╭─ Data lines

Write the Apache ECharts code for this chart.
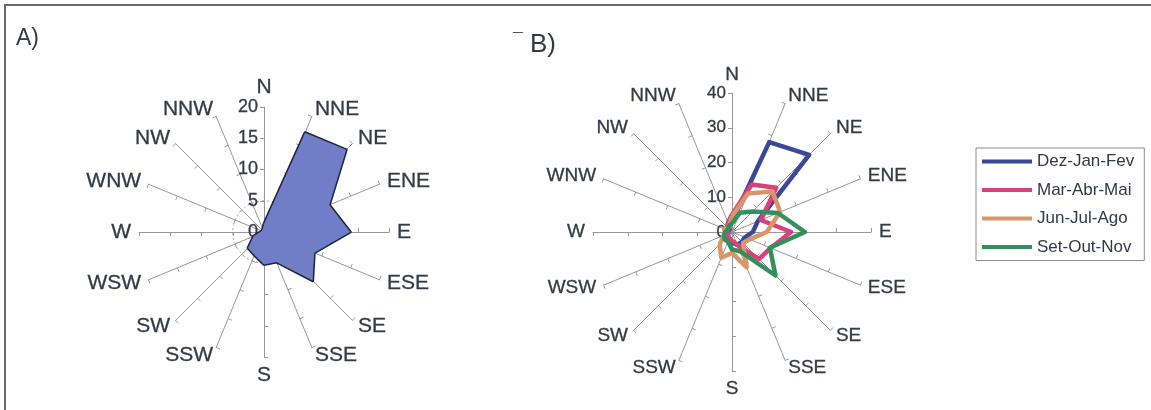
<!DOCTYPE html>
<html>
<head>
<meta charset="utf-8">
<title>Rosa dos ventos</title>
<script src="https://cdn.jsdelivr.net/npm/echarts@6/dist/echarts.min.js"></script>
<style>
  html, body { margin: 0; padding: 0; background: #ffffff; }
  #chart { width: 1151px; height: 410px; }
</style>
</head>
<body>
<div id="chart"></div>
<script>
// Wind directions, listed clockwise from north
const directions = ['N', 'NNE', 'NE', 'ENE', 'E', 'ESE', 'SE', 'SSE', 'S', 'SSW', 'SW', 'WSW', 'W', 'WNW', 'NW', 'NNW'];

// A) annual frequency (%) per direction
const annualFreq = [1.3, 17.2, 18.6, 11.3, 13.8, 8.7, 11.0, 5.2, 5.2, 4.0, 3.6, 1.8, 0.6, 0.4, 0.4, 0.5];

// B) seasonal frequency (%) per direction
const seasonNames = ['Dez-Jan-Fev', 'Mar-Abr-Mai', 'Jun-Jul-Ago', 'Set-Out-Nov'];
const dezJanFev = [3.0, 28.0, 31.4, 8.0, 6.0, 4.0, 4.0, 4.0, 3.0, 2.0, 2.0, 1.5, 1.0, 1.0, 1.0, 2.0];
const marAbrMai = [5.0, 14.8, 18.0, 9.0, 17.0, 12.0, 11.0, 4.0, 2.5, 2.0, 2.0, 1.5, 1.0, 1.5, 2.0, 3.0];
const junJulAgo = [4.5, 12.0, 16.5, 15.0, 10.0, 5.5, 4.5, 11.0, 6.0, 8.0, 5.0, 2.5, 2.0, 2.5, 1.5, 2.0];
const setOutNov = [2.5, 6.0, 8.3, 14.3, 21.0, 11.8, 17.7, 6.0, 5.0, 3.0, 3.0, 2.5, 2.0, 1.5, 1.5, 2.0];

// Radial tick values on the north axis of each rose
const ticksA = [0, 5, 10, 15, 20];
const ticksB = [0, 10, 20, 30, 40];

const seasonColors = ['#3b4797', '#d9417c', '#d8966a', '#34905a'];
const seasonValues = [dezJanFev, marAbrMai, junJulAgo, setOutNov];

const FONT = '"Liberation Sans", Arial, Helvetica, sans-serif';
const TEXT = '#343946';
const AXIS_GREY = '#979797';

// ECharts lays radar indicators out counter-clockwise; reorder so the
// compass reads clockwise (N at top, E on the right).
const order = directions.map((_, i) => (directions.length - i) % directions.length);
const reorder = arr => order.map(i => arr[i]);

function indicators(ticks, labelSize) {
  const max = ticks[ticks.length - 1];
  return order.map((d, k) => ({
    name: directions[d],
    min: ticks[0],
    max: max,
    axisLabel: k === 0
      ? { show: true, fontSize: labelSize, color: TEXT, fontFamily: FONT, margin: 6,
          textBorderColor: TEXT, textBorderWidth: 0.3 }
      : { show: false }
  }));
}

function roseRadar(center, radius, ticks, nameSize, labelSize, ringColors) {
  return {
    center: center,
    radius: radius,
    startAngle: 90,
    shape: 'circle',
    splitNumber: ticks.length - 1,
    indicator: indicators(ticks, labelSize),
    nameGap: 8,
    axisName: { color: TEXT, fontSize: nameSize, fontFamily: FONT, textBorderColor: TEXT, textBorderWidth: 0.3 },
    axisLine: { show: true, lineStyle: { color: AXIS_GREY, width: 1 } },
    axisTick: { show: true, length: 4, lineStyle: { color: AXIS_GREY, width: 1 } },
    axisLabel: { show: false },
    splitLine: ringColors
      ? { show: true, lineStyle: { color: ringColors, width: 1, type: [2, 3] } }
      : { show: false },
    splitArea: { show: false }
  };
}

const chart = echarts.init(document.getElementById('chart'), null, { renderer: 'canvas' });

chart.setOption({
  backgroundColor: '#ffffff',
  animation: false,
  textStyle: { fontFamily: FONT },
  graphic: [
    {
      type: 'rect',
      shape: { x: 5, y: 5, width: 1300, height: 600 },
      style: { fill: 'none', stroke: '#6b6b6b', lineWidth: 2 },
      silent: true
    },
    { type: 'text', left: 16, top: 27, style: { text: 'A)', fontSize: 23, fill: TEXT, fontFamily: FONT } },
    { type: 'text', left: 513, top: 32, style: { text: '¯', fontSize: 18, fill: TEXT, fontFamily: FONT } },
    { type: 'text', left: 530, top: 32, style: { text: 'B)', fontSize: 26, fill: TEXT, fontFamily: FONT } }
  ],
  legend: {
    orient: 'vertical',
    left: 976,
    top: 148,
    data: seasonNames,
    icon: 'rect',
    itemWidth: 50,
    itemHeight: 4,
    itemGap: 11.5,
    padding: [5, 10, 5, 6],
    backgroundColor: '#ffffff',
    borderColor: '#8c8c8c',
    borderWidth: 1,
    selectedMode: false,
    textStyle: { fontSize: 17, color: TEXT, fontFamily: FONT }
  },
  radar: [
    roseRadar([264, 232], 125, ticksA, 21, 18,
      ['transparent', '#a8a8a8', 'transparent', 'transparent', 'transparent']),
    roseRadar([732, 232], 139, ticksB, 19, 17, null)
  ],
  series: [
    {
      type: 'radar',
      radarIndex: 0,
      name: 'Anual',
      symbol: 'none',
      lineStyle: { color: '#1e2442', width: 3 },
      itemStyle: { color: '#1e2442' },
      areaStyle: { color: '#6f7ec6', opacity: 1 },
      data: [{ name: 'Anual', value: reorder(annualFreq) }]
    }
  ].concat(seasonNames.map((name, i) => ({
    type: 'radar',
    radarIndex: 1,
    name: name,
    symbol: 'none',
    lineStyle: { color: seasonColors[i], width: 4.5 },
    itemStyle: { color: seasonColors[i] },
    data: [{ name: name, value: reorder(seasonValues[i]) }]
  })))
});
</script>
</body>
</html>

╰─

■ Your goal
Restate the data above word for word. Do not include the images.

■ Exercise response
Write the Apache ECharts code for this chart.
<!DOCTYPE html>
<html>
<head>
<meta charset="utf-8">
<title>Rosa dos ventos</title>
<script src="https://cdn.jsdelivr.net/npm/echarts@6/dist/echarts.min.js"></script>
<style>
  html, body { margin: 0; padding: 0; background: #ffffff; }
  #chart { width: 1151px; height: 410px; }
</style>
</head>
<body>
<div id="chart"></div>
<script>
// Wind directions, listed clockwise from north
const directions = ['N', 'NNE', 'NE', 'ENE', 'E', 'ESE', 'SE', 'SSE', 'S', 'SSW', 'SW', 'WSW', 'W', 'WNW', 'NW', 'NNW'];

// A) annual frequency (%) per direction
const annualFreq = [1.3, 17.2, 18.6, 11.3, 13.8, 8.7, 11.0, 5.2, 5.2, 4.0, 3.6, 1.8, 0.6, 0.4, 0.4, 0.5];

// B) seasonal frequency (%) per direction
const seasonNames = ['Dez-Jan-Fev', 'Mar-Abr-Mai', 'Jun-Jul-Ago', 'Set-Out-Nov'];
const dezJanFev = [3.0, 28.0, 31.4, 8.0, 6.0, 4.0, 4.0, 4.0, 3.0, 2.0, 2.0, 1.5, 1.0, 1.0, 1.0, 2.0];
const marAbrMai = [5.0, 14.8, 18.0, 9.0, 17.0, 12.0, 11.0, 4.0, 2.5, 2.0, 2.0, 1.5, 1.0, 1.5, 2.0, 3.0];
const junJulAgo = [4.5, 12.0, 16.5, 15.0, 10.0, 5.5, 4.5, 11.0, 6.0, 8.0, 5.0, 2.5, 2.0, 2.5, 1.5, 2.0];
const setOutNov = [2.5, 6.0, 8.3, 14.3, 21.0, 11.8, 17.7, 6.0, 5.0, 3.0, 3.0, 2.5, 2.0, 1.5, 1.5, 2.0];

// Radial tick values on the north axis of each rose
const ticksA = [0, 5, 10, 15, 20];
const ticksB = [0, 10, 20, 30, 40];

const seasonColors = ['#3b4797', '#d9417c', '#d8966a', '#34905a'];
const seasonValues = [dezJanFev, marAbrMai, junJulAgo, setOutNov];

const FONT = '"Liberation Sans", Arial, Helvetica, sans-serif';
const TEXT = '#343946';
const AXIS_GREY = '#979797';

// ECharts lays radar indicators out counter-clockwise; reorder so the
// compass reads clockwise (N at top, E on the right).
const order = directions.map((_, i) => (directions.length - i) % directions.length);
const reorder = arr => order.map(i => arr[i]);

function indicators(ticks, labelSize) {
  const max = ticks[ticks.length - 1];
  return order.map((d, k) => ({
    name: directions[d],
    min: ticks[0],
    max: max,
    axisLabel: k === 0
      ? { show: true, fontSize: labelSize, color: TEXT, fontFamily: FONT, margin: 6,
          textBorderColor: TEXT, textBorderWidth: 0.3 }
      : { show: false }
  }));
}

function roseRadar(center, radius, ticks, nameSize, labelSize, ringColors) {
  return {
    center: center,
    radius: radius,
    startAngle: 90,
    shape: 'circle',
    splitNumber: ticks.length - 1,
    indicator: indicators(ticks, labelSize),
    nameGap: 8,
    axisName: { color: TEXT, fontSize: nameSize, fontFamily: FONT, textBorderColor: TEXT, textBorderWidth: 0.3 },
    axisLine: { show: true, lineStyle: { color: AXIS_GREY, width: 1 } },
    axisTick: { show: true, length: 4, lineStyle: { color: AXIS_GREY, width: 1 } },
    axisLabel: { show: false },
    splitLine: ringColors
      ? { show: true, lineStyle: { color: ringColors, width: 1, type: [2, 3] } }
      : { show: false },
    splitArea: { show: false }
  };
}

const chart = echarts.init(document.getElementById('chart'), null, { renderer: 'canvas' });

chart.setOption({
  backgroundColor: '#ffffff',
  animation: false,
  textStyle: { fontFamily: FONT },
  graphic: [
    {
      type: 'rect',
      shape: { x: 5, y: 5, width: 1300, height: 600 },
      style: { fill: 'none', stroke: '#6b6b6b', lineWidth: 2 },
      silent: true
    },
    { type: 'text', left: 16, top: 27, style: { text: 'A)', fontSize: 23, fill: TEXT, fontFamily: FONT } },
    { type: 'text', left: 513, top: 32, style: { text: '¯', fontSize: 18, fill: TEXT, fontFamily: FONT } },
    { type: 'text', left: 530, top: 32, style: { text: 'B)', fontSize: 26, fill: TEXT, fontFamily: FONT } }
  ],
  legend: {
    orient: 'vertical',
    left: 976,
    top: 148,
    data: seasonNames,
    icon: 'rect',
    itemWidth: 50,
    itemHeight: 4,
    itemGap: 11.5,
    padding: [5, 10, 5, 6],
    backgroundColor: '#ffffff',
    borderColor: '#8c8c8c',
    borderWidth: 1,
    selectedMode: false,
    textStyle: { fontSize: 17, color: TEXT, fontFamily: FONT }
  },
  radar: [
    roseRadar([264, 232], 125, ticksA, 21, 18,
      ['transparent', '#a8a8a8', 'transparent', 'transparent', 'transparent']),
    roseRadar([732, 232], 139, ticksB, 19, 17, null)
  ],
  series: [
    {
      type: 'radar',
      radarIndex: 0,
      name: 'Anual',
      symbol: 'none',
      lineStyle: { color: '#1e2442', width: 3 },
      itemStyle: { color: '#1e2442' },
      areaStyle: { color: '#6f7ec6', opacity: 1 },
      data: [{ name: 'Anual', value: reorder(annualFreq) }]
    }
  ].concat(seasonNames.map((name, i) => ({
    type: 'radar',
    radarIndex: 1,
    name: name,
    symbol: 'none',
    lineStyle: { color: seasonColors[i], width: 4.5 },
    itemStyle: { color: seasonColors[i] },
    data: [{ name: name, value: reorder(seasonValues[i]) }]
  })))
});
</script>
</body>
</html>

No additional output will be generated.